Required task | Only lines holding the string "React" are wanted; copy each one from the material.

Information shown |
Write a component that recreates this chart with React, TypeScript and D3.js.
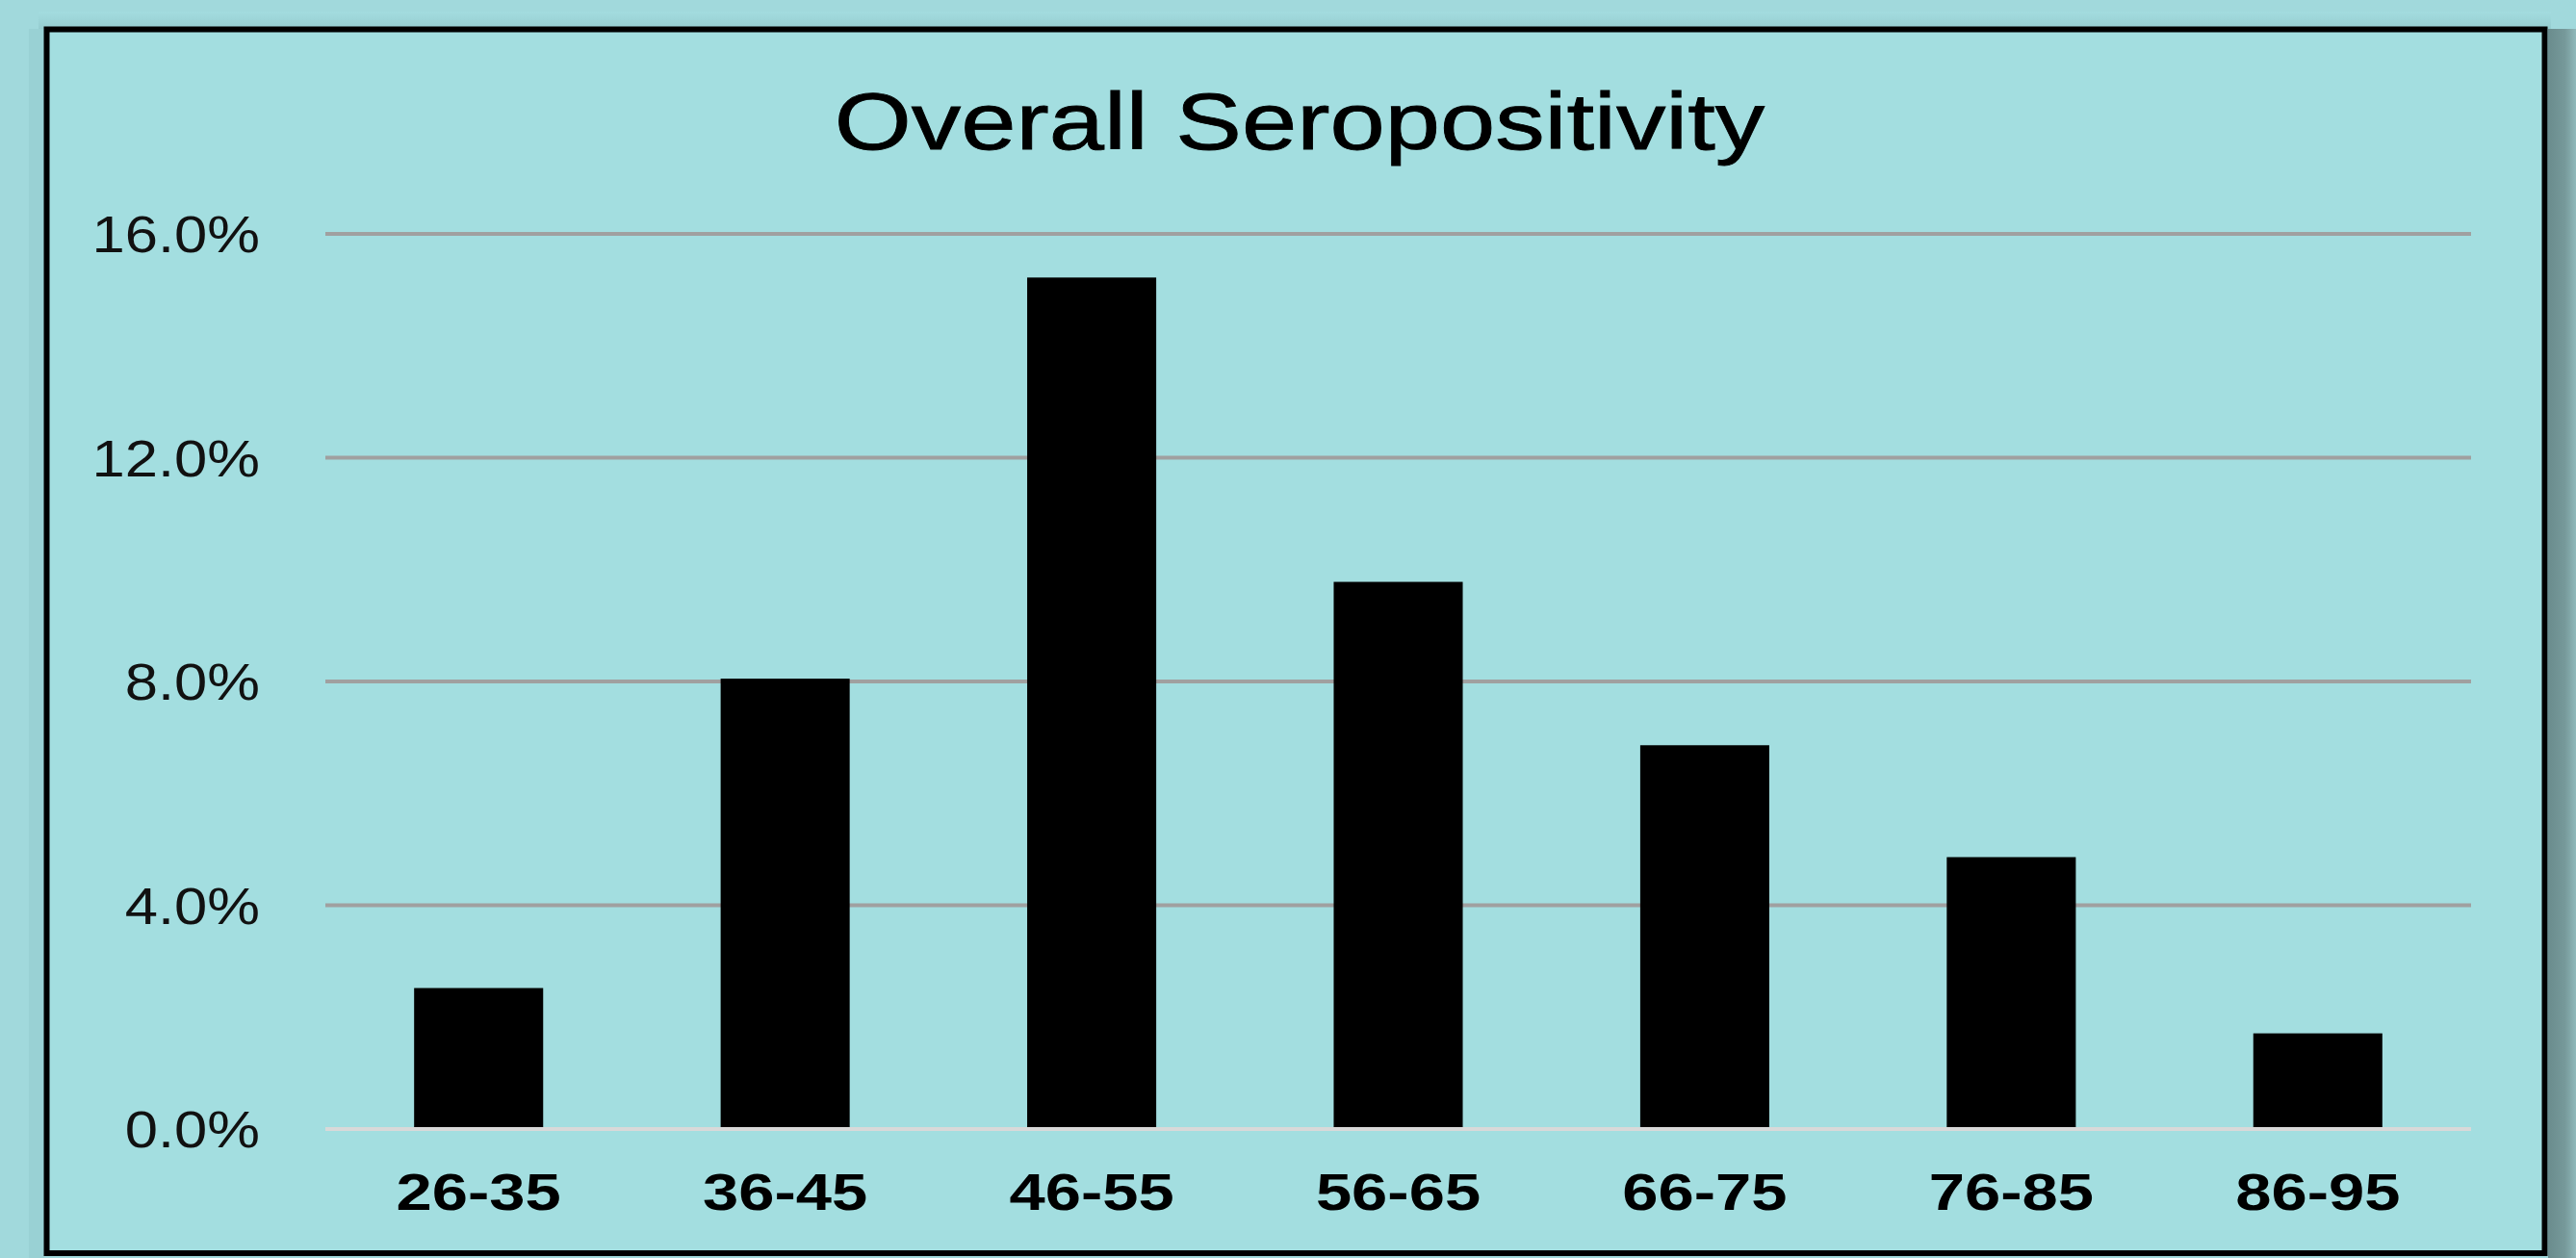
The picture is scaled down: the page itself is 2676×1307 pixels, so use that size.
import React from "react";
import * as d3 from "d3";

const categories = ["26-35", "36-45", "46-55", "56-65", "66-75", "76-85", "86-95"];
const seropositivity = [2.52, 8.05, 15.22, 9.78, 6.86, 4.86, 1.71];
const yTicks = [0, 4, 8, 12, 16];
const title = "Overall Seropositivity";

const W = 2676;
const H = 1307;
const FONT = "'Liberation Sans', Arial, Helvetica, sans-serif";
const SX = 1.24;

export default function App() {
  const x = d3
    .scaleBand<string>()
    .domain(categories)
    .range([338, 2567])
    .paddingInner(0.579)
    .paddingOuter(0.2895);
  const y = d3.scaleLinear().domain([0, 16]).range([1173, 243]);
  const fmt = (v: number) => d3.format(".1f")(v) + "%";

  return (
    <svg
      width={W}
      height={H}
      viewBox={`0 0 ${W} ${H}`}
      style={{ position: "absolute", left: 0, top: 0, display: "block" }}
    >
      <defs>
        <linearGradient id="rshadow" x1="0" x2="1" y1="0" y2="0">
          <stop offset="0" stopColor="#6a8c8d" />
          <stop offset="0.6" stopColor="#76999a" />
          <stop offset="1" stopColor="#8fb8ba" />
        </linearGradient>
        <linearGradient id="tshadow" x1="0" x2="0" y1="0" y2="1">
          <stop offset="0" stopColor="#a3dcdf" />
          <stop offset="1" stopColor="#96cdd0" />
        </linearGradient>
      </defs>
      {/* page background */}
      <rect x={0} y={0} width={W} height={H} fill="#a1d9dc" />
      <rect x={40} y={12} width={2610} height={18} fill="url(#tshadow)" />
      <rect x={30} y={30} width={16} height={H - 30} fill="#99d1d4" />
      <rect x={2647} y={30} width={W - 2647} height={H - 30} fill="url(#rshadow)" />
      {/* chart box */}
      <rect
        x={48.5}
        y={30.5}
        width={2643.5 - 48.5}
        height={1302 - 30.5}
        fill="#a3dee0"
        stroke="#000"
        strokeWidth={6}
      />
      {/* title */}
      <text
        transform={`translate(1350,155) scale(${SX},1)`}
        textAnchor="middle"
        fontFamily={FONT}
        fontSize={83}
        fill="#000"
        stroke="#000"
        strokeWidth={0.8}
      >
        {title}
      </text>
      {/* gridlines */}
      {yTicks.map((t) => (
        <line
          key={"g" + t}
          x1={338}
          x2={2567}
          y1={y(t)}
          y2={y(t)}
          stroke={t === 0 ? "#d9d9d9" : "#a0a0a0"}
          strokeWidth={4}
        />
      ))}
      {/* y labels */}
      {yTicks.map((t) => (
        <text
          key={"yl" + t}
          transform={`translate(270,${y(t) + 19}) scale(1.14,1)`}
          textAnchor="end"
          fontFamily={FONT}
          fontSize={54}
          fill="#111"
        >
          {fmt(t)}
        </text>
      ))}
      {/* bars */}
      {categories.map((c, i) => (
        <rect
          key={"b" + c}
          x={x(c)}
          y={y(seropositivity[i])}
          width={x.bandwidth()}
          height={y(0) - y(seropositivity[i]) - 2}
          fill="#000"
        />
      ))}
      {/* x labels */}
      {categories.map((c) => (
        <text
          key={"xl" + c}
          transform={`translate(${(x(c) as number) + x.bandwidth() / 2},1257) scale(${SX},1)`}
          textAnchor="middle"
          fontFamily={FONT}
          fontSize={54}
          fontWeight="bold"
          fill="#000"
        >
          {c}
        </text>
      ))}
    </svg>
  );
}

Answer for this exercise |
Write a component that recreates this chart with React, TypeScript and D3.js.
import React from "react";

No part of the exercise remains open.